Alec Ryrie (Durham)

 

Title

The Long Reformation and Narratives of Secularisation

Abstract

If the Reformation is a long story, it is one which reaches into the later seventeenth and eighteenth centuries, where it encounters another great and dubious historical abstraction: the Enlightenment. And beyond that it enters the era of so-called secularisation, in which the history of religion is no longer about change and conflict but decline. How does the history of the long Reformation fit into those stories? We have moved away from Fevre’s view that unbelief was an impossibility in the Reformation era, and it is now common to see the Reformation itself as having seeded the process of secularisation.
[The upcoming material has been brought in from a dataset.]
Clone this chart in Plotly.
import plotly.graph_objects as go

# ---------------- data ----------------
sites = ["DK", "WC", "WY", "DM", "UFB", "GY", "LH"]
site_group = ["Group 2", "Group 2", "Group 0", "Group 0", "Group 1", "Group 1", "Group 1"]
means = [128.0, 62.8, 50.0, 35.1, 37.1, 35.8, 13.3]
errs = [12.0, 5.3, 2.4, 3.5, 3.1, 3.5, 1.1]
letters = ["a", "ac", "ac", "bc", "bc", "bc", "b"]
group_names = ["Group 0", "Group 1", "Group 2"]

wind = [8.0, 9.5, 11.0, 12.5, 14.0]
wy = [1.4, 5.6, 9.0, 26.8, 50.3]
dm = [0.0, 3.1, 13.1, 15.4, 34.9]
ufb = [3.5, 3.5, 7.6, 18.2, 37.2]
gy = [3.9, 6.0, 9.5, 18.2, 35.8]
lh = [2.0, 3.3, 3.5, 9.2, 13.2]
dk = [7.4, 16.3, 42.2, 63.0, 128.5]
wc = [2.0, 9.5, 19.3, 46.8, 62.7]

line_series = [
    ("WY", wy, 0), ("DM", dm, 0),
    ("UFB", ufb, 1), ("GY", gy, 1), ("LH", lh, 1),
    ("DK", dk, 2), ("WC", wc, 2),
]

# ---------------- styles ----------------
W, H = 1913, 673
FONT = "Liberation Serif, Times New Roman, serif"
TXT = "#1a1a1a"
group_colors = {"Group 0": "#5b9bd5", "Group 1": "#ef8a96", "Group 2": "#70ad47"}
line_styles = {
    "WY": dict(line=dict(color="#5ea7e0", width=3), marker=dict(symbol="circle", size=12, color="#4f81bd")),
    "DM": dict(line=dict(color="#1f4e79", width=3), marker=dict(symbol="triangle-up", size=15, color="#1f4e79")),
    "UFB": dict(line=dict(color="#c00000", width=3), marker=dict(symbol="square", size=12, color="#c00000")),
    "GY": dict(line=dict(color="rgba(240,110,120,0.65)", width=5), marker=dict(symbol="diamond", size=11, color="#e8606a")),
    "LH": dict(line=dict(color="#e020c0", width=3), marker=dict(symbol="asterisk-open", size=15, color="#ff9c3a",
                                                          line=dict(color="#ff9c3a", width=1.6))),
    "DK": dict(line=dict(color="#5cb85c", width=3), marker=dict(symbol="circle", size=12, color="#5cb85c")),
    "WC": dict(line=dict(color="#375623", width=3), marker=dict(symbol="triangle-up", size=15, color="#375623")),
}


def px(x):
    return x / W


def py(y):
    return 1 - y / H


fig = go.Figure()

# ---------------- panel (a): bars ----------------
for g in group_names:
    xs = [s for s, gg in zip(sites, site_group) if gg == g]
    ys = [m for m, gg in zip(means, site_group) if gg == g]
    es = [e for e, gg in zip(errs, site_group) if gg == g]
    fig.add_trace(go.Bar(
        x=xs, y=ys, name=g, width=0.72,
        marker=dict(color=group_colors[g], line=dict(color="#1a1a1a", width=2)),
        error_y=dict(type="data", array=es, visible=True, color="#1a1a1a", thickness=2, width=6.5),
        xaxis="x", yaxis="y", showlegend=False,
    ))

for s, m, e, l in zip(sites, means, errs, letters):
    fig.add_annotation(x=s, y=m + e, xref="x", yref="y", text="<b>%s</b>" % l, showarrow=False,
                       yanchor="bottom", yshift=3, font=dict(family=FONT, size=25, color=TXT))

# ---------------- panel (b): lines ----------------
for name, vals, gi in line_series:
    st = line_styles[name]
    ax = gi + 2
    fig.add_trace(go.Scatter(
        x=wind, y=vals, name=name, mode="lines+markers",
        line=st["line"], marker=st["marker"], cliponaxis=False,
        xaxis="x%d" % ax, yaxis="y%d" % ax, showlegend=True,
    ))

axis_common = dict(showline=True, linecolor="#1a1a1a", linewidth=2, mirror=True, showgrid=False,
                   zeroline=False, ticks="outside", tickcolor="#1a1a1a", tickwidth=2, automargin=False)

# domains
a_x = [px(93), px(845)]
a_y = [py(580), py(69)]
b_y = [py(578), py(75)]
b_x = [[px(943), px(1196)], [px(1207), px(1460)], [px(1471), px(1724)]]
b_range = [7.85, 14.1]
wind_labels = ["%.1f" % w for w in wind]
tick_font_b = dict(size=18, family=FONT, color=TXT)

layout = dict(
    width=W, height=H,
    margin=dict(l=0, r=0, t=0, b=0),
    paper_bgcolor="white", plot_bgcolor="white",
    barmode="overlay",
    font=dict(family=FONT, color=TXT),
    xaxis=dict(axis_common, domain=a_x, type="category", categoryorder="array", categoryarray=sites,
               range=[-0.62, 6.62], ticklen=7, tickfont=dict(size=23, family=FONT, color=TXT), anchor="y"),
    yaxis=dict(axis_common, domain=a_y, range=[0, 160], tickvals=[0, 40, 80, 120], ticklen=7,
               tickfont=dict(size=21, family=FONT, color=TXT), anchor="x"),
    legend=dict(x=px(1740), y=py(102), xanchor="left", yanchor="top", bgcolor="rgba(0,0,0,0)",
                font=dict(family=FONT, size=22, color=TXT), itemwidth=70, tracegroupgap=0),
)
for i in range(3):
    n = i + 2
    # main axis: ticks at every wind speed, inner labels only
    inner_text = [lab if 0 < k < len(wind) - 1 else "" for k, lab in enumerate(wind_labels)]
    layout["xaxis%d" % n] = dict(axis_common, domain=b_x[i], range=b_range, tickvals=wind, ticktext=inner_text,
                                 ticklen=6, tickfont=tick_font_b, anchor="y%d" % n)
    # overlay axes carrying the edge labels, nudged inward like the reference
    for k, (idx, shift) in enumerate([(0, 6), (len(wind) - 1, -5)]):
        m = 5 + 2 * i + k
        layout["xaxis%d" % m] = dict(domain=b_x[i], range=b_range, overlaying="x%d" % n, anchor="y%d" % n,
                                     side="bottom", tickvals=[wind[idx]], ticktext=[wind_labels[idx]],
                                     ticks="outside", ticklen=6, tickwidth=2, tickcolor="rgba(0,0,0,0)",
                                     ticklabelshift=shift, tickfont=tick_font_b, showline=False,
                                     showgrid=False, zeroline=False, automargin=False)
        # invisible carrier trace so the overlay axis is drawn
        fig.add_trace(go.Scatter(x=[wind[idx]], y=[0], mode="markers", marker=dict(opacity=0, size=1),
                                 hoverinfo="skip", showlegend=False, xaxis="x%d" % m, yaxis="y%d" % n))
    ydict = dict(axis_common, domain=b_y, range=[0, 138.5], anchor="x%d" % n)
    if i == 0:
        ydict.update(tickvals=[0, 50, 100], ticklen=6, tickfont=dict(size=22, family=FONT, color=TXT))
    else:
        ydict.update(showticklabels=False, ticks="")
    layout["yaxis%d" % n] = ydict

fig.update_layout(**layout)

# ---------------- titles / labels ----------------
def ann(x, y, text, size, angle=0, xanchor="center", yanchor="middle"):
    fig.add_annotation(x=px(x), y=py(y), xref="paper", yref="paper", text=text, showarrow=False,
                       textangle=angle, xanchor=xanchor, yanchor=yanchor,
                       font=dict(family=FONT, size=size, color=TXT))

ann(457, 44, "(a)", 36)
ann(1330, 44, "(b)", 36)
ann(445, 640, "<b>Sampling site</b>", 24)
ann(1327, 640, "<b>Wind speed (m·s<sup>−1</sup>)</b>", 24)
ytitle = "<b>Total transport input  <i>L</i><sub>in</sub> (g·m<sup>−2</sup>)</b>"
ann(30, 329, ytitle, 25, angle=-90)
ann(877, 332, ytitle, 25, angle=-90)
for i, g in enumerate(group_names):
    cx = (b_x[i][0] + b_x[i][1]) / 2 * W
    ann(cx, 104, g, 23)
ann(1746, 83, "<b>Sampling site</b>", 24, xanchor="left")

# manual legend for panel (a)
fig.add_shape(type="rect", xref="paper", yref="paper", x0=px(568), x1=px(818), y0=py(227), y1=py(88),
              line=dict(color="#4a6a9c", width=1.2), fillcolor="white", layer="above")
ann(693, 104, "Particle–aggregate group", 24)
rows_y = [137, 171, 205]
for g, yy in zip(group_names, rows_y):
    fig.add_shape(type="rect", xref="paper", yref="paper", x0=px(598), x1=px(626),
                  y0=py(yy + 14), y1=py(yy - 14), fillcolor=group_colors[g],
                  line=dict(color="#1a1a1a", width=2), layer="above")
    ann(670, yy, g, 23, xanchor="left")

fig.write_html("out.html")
This paper will suggest that this may indeed be the case, but that the question needs to be approached not through the lens of intellectual history but through the history of the emotions.

Bio

Alec Ryrie FBA is Professor of the History of Christianity at Durham University, Professor of Divinity at Gresham College, London, President of the UK’s Ecclesiastical History Society and co-editor of the Journal of Ecclesiastical History. He is the author of numerous books on religion in early modern England and Scotland, and on the history of Protestantism more widely: including the prizewinnning Being Protestant in Reformation Britain (2013), Protestants (2017) and Unbelievers (2019). He is currently researching a history of Protestant global missions in the early modern period.